I know what you are thinking… she was old. It was coming. Yes, she was a national treasure, but you didn’t know her personally… or at least that’s what some responses to my grief have been. The thing is, she was Golden Girl Rose Nylund, and I did know her. She sort of raised me…
You see, I, like many others my age and demographic, was a latchkey kid. And even though I had a brother only a year older, I was for many many years of my young life profoundly lonely. Coupled with one deceased grandma, and the other one plain unpleasant and unkind… The Golden Girls became my grandmas. They kept me company – still do on many occasions. They taught me good manners, they taught me being gay was ok (Blanche’s brother), being sassy was funny and charming, being a smart woman was something to be proud of, and amongst many other things they taught me how to be a friend – something I only knew how to do from mimicking what I saw of them. They brought me comfort and made me laugh.
They were also real life role models. Brilliant and talented woman, and badasses – both Bea Arthur and Betty White were in the military!
They helped me even as an adult… A few years back I was in a horrible situation at work where I was bullied daily. I was struggling to conceive my daughter and truly going down the dark rabbit hole of depression. The only thing that helped get me through my day (besides Red Bull), and helped stop me from spiraling into madness in my cubicle, was listening to episodes of the golden girls. I would play them on my phone and wear my headphones. I did not watch them since I was working but I didn’t need to. I knew every episode by heart and just hearing their voices was enough. It was like being wrapped in a warm blanket or a snuggly hug of a mother figure.
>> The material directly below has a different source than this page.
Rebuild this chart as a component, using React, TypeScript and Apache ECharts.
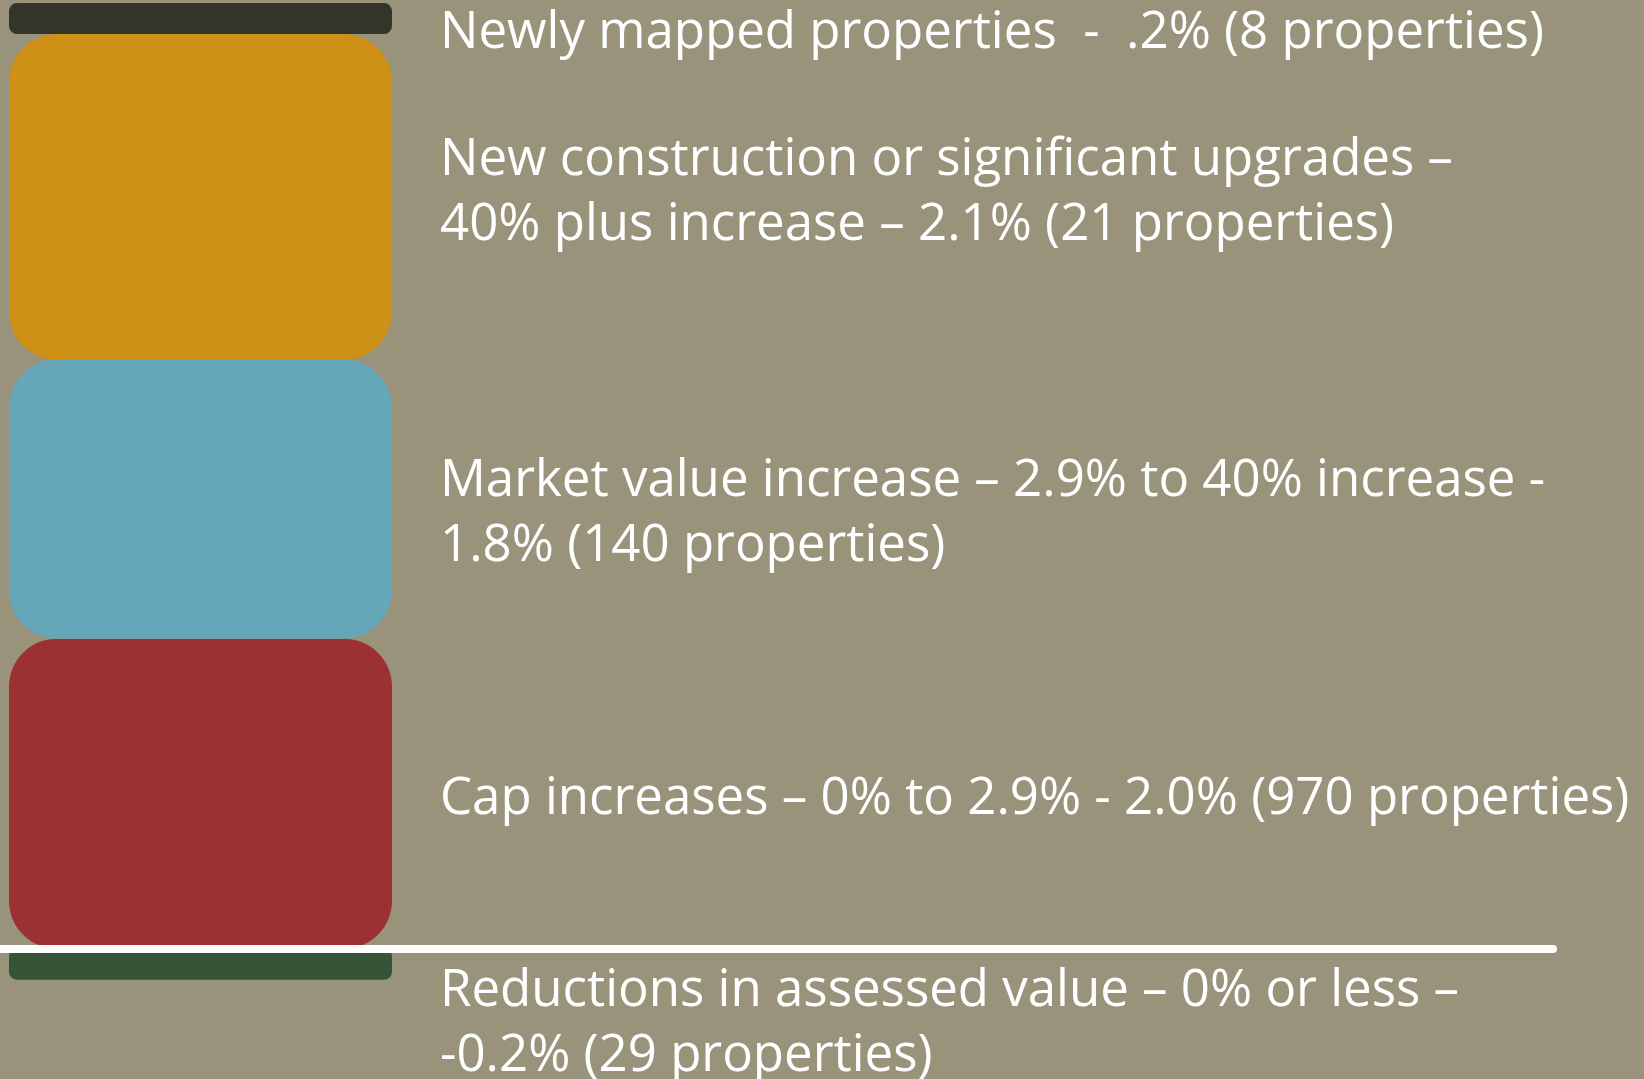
import React, { useEffect, useRef } from "react";
import * as echarts from "echarts";

// Segments of the stacked bar, bottom to top (positive), then the negative one
const segmentNames = [
  "Cap increases",
  "Market value increase",
  "New construction or significant upgrades",
  "Newly mapped properties",
  "Reductions in assessed value",
];
const percentChange = [2.0, 1.8, 2.1, 0.2, -0.2];
const propertyCounts = [970, 140, 21, 8, 29];
const segmentLabels = [
  "Cap increases – 0% to 2.9% - 2.0% (970 properties)",
  "Market value increase – 2.9% to 40% increase -\n1.8% (140 properties)",
  "New construction or significant upgrades –\n40% plus increase – 2.1% (21 properties)",
  "Newly mapped properties  -  .2% (8 properties)",
  "Reductions in assessed value – 0% or less –\n-0.2% (29 properties)",
];
const segmentColors = ["#9c3133", "#65a7b9", "#ce9015", "#33352b", "#365538"];
const segmentRadius = [48, 48, 48, 8, 8];
const labelOffsets = [
  [0, 0],
  [0, 9],
  [0, -9],
  [0, 9],
  [0, 54],
];
const labelLineHeights = [48, 65, 65, 46, 65];

const Y_MIN = -0.84;
const Y_MAX = 6.12;

export default function App() {
  const ref = useRef<HTMLDivElement>(null);

  useEffect(() => {
    document.body.style.margin = "0";
    document.body.style.background = "#98937a";
    if (!ref.current) return;
    const chart = echarts.init(ref.current, undefined, { renderer: "svg" });

    const series = segmentNames.map((name, i) => ({
      name,
      type: "bar",
      stack: "total",
      xAxisIndex: 0,
      yAxisIndex: 0,
      barWidth: "100%",
      data: [{ value: percentChange[i], count: propertyCounts[i] }],
      itemStyle: {
        color: segmentColors[i],
        borderRadius: segmentRadius[i],
      },
      label: {
        show: true,
        position: "right",
        distance: 48,
        offset: labelOffsets[i],
        formatter: () => segmentLabels[i],
        color: "#ffffff",
        fontFamily: "Open Sans",
        fontSize: 51,
        lineHeight: labelLineHeights[i],
        align: "left",
      },
      z: 2,
    }));

    chart.setOption({
      animation: false,
      backgroundColor: "#98937a",
      grid: [
        { left: 9, right: 1252, top: 0, bottom: 0 },
        { left: 0, right: 91, top: 0, bottom: 0 },
      ],
      xAxis: [
        { type: "category", gridIndex: 0, data: ["Assessment change"], show: false },
        {
          type: "category",
          gridIndex: 1,
          data: [""],
          z: 10,
          axisLine: { show: true, onZero: true, lineStyle: { color: "#ffffff", width: 8 } },
          axisTick: { show: false },
          axisLabel: { show: false },
          splitLine: { show: false },
        },
      ],
      yAxis: [
        { type: "value", gridIndex: 0, min: Y_MIN, max: Y_MAX, show: false },
        {
          type: "value",
          gridIndex: 1,
          min: Y_MIN,
          max: Y_MAX,
          axisLine: { show: false },
          axisTick: { show: false },
          axisLabel: { show: false },
          splitLine: { show: false },
        },
      ],
      series,
    });

    return () => chart.dispose();
  }, []);

  return <div ref={ref} style={{ width: 1644, height: 1079 }} />;
}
Beyond the Golden Girls, there was the Golden Palace (btw will get some Hulu space, I believe), countless movie cameos, Hot in Cleveland, and other tv appearances… Betty White, my last living Golden Girl, was the grandma I only knew from a distance but taught me so much about life and how to live it.
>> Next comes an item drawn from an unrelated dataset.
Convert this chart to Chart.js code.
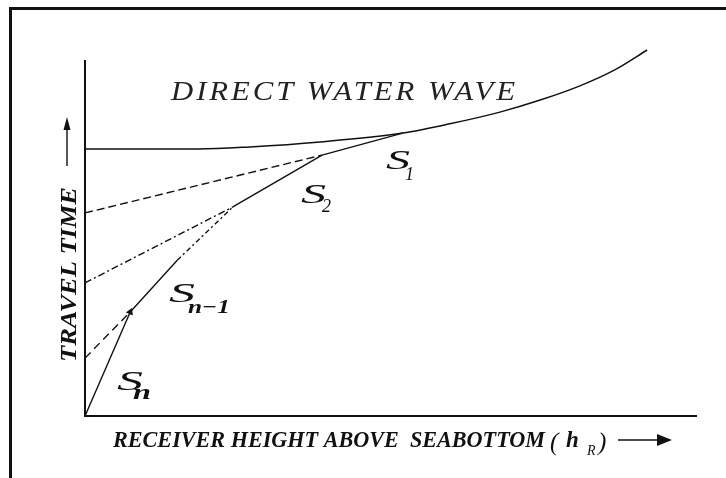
<!DOCTYPE html>
<html>
<head>
<meta charset="utf-8">
<title>Travel time vs receiver height</title>
<script src="https://cdn.jsdelivr.net/npm/chart.js@4"></script>
<style>
  html, body { margin: 0; padding: 0; background: #fff; }
  #wrap { position: relative; width: 726px; height: 478px; overflow: hidden; }
</style>
</head>
<body>
<div id="wrap"><canvas id="chart" width="726" height="478"></canvas></div>
<script>
// Direct water wave (curved arrival)
const directWaveX = [0, 18.5, 27.0, 38.5, 52.0, 59.7, 67.9, 74.5, 81.0, 86.7, 92.0];
const directWaveY = [75.2, 75.2, 75.8, 77.2, 79.7, 82.3, 85.6, 89.0, 93.0, 97.5, 103.1];

// Refracted branches: solid part and its extrapolation back to h = 0
const s1X = [38.8, 52.0];
const s1Y = [73.5, 79.7];
const s1ExtX = [0, 38.8];
const s1ExtY = [57.2, 73.5];

const s2X = [24.2, 38.8];
const s2Y = [58.9, 73.5];
const s2ExtX = [0, 24.2];
const s2ExtY = [37.5, 58.9];

const sn1X = [7.4, 15.1];
const sn1Y = [29.3, 43.9];
const sn1UpperX = [15.1, 24.2];
const sn1UpperY = [43.9, 58.9];
const sn1ExtX = [0, 7.4];
const sn1ExtY = [16.3, 29.3];

const snX = [0, 7.4];
const snY = [0, 29.3];

function pts(xs, ys) {
  return xs.map((x, i) => ({ x: x, y: ys[i] }));
}

function lineSet(xs, ys, dash, extra) {
  return Object.assign({
    data: pts(xs, ys),
    showLine: true,
    borderColor: '#111',
    borderWidth: 1.4,
    borderDash: dash,
    pointRadius: 0,
    fill: false,
    clip: false
  }, extra || {});
}

const SERIF = '"Liberation Serif", "DejaVu Serif", serif';

// draw text fitted to a width: some horizontal stretch, rest as letter spacing
function fitText(ctx, text, x, y, font, width, stretch) {
  ctx.save();
  ctx.font = font;
  const sx = stretch || 1;
  let w = ctx.measureText(text).width * sx;
  ctx.translate(x, y);
  if (width) {
    if (stretch) {
      const gap = (width - w) / sx / (text.length - 1);
      ctx.letterSpacing = gap + 'px';
      ctx.scale(sx, 1);
    } else {
      ctx.scale(width / w, 1);
    }
  }
  ctx.fillText(text, 0, 0);
  ctx.restore();
}

function arrowHead(ctx, tipX, tipY, dir, len, half) {
  ctx.beginPath();
  if (dir === 'up') {
    ctx.moveTo(tipX, tipY);
    ctx.lineTo(tipX - half, tipY + len);
    ctx.lineTo(tipX + half, tipY + len);
  } else {
    ctx.moveTo(tipX, tipY);
    ctx.lineTo(tipX - len, tipY - half);
    ctx.lineTo(tipX - len, tipY + half);
  }
  ctx.closePath();
  ctx.fill();
}

const frameAndLabels = {
  id: 'frameAndLabels',
  beforeDraw(chart) {
    const ctx = chart.ctx;
    ctx.save();
    ctx.fillStyle = '#111';
    ctx.fillRect(9, 7, 726, 3);
    ctx.fillRect(9, 7, 3, 478);
    ctx.restore();
  },
  afterDraw(chart) {
    const ctx = chart.ctx;
    ctx.save();
    ctx.fillStyle = '#111';
    ctx.strokeStyle = '#111';
    ctx.textBaseline = 'alphabetic';
    ctx.textAlign = 'left';

    ctx.fillStyle = '#222';
    fitText(ctx, 'DIRECT WATER WAVE', 171, 100, 'italic 27px ' + SERIF, 344, 1.14);
    ctx.fillStyle = '#111';

    // vertical axis title, reading bottom to top
    ctx.save();
    ctx.translate(76, 362);
    ctx.rotate(-Math.PI / 2);
    fitText(ctx, 'TRAVEL TIME', 0, 0, 'bold italic 23px ' + SERIF, 175);
    ctx.restore();
    ctx.lineWidth = 1.4;
    ctx.beginPath();
    ctx.moveTo(67, 166);
    ctx.lineTo(67, 125);
    ctx.stroke();
    arrowHead(ctx, 67, 117, 'up', 13, 3.5);

    // horizontal axis title
    fitText(ctx, 'RECEIVER HEIGHT ABOVE  SEABOTTOM', 113, 447, 'bold italic 23px ' + SERIF, 432);
    fitText(ctx, '(', 550, 450, 'italic 25px ' + SERIF);
    fitText(ctx, 'h', 566, 447, 'bold italic 23px ' + SERIF);
    fitText(ctx, 'R', 587, 455, 'italic 14px ' + SERIF);
    fitText(ctx, ')', 598, 450, 'italic 25px ' + SERIF);
    ctx.beginPath();
    ctx.moveTo(618, 440);
    ctx.lineTo(660, 440);
    ctx.stroke();
    arrowHead(ctx, 672, 440, 'right', 15, 6);

    // branch labels
    const sFont = 'italic 28px ' + SERIF;
    fitText(ctx, 'S', 386, 169, sFont, 24);
    fitText(ctx, '1', 405, 180, 'italic 18px ' + SERIF);
    fitText(ctx, 'S', 301, 203, sFont, 25);
    fitText(ctx, '2', 322, 212, 'italic 18px ' + SERIF);
    fitText(ctx, 'S', 169, 302, sFont, 26);
    fitText(ctx, 'n\u22121', 188, 313, 'bold italic 19px ' + SERIF, 42);
    fitText(ctx, 'S', 117, 390, sFont, 26);
    fitText(ctx, 'n', 133, 399, 'bold italic 20px ' + SERIF, 18);
    ctx.restore();
  }
};

const ctx = document.getElementById('chart').getContext('2d');
new Chart(ctx, {
  type: 'scatter',
  data: {
    datasets: [
      lineSet(directWaveX, directWaveY, [], { cubicInterpolationMode: 'monotone', borderWidth: 1.5 }),
      lineSet(s1X, s1Y, []),
      lineSet(s1ExtX, s1ExtY, [8, 4]),
      lineSet(s2X, s2Y, []),
      lineSet(s2ExtX, s2ExtY, [7, 3, 2, 3]),
      lineSet(sn1X, sn1Y, []),
      lineSet(sn1UpperX, sn1UpperY, [5, 3, 2, 3]),
      lineSet(sn1ExtX, sn1ExtY, [8, 5]),
      lineSet(snX, snY, [], {
        pointRadius: [0, 3],
        pointStyle: 'triangle',
        rotation: 23,
        pointBackgroundColor: '#111',
        pointBorderColor: '#111'
      })
    ]
  },
  options: {
    responsive: false,
    animation: false,
    events: [],
    layout: { padding: { left: 85, top: 61, right: 30, bottom: 62 } },
    plugins: {
      legend: { display: false },
      tooltip: { enabled: false }
    },
    scales: {
      x: {
        type: 'linear', min: 0, max: 100,
        ticks: { display: false },
        grid: { display: false, drawTicks: false },
        border: { display: true, color: '#111', width: 2 }
      },
      y: {
        type: 'linear', min: 0, max: 100,
        ticks: { display: false },
        grid: { display: false, drawTicks: false },
        border: { display: true, color: '#111', width: 2 }
      }
    }
  },
  plugins: [frameAndLabels]
});
</script>
</body>
</html>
So I have been very sad today. I had been talking all week about her 100 year birthday special. But I’m not sure I’m ready to see it now that she’s passed. Am I being too dramatic? Maybe. But if you think so, then congratulations on not being so lonely as a child that a lady playing a fictional character on tv was your imaginary loved one.
New Years Eve will forever be Betty White Day for me. A day to remember to live up every chance, opportunity, dream, and moment up until the last one. Thank you for being a friend.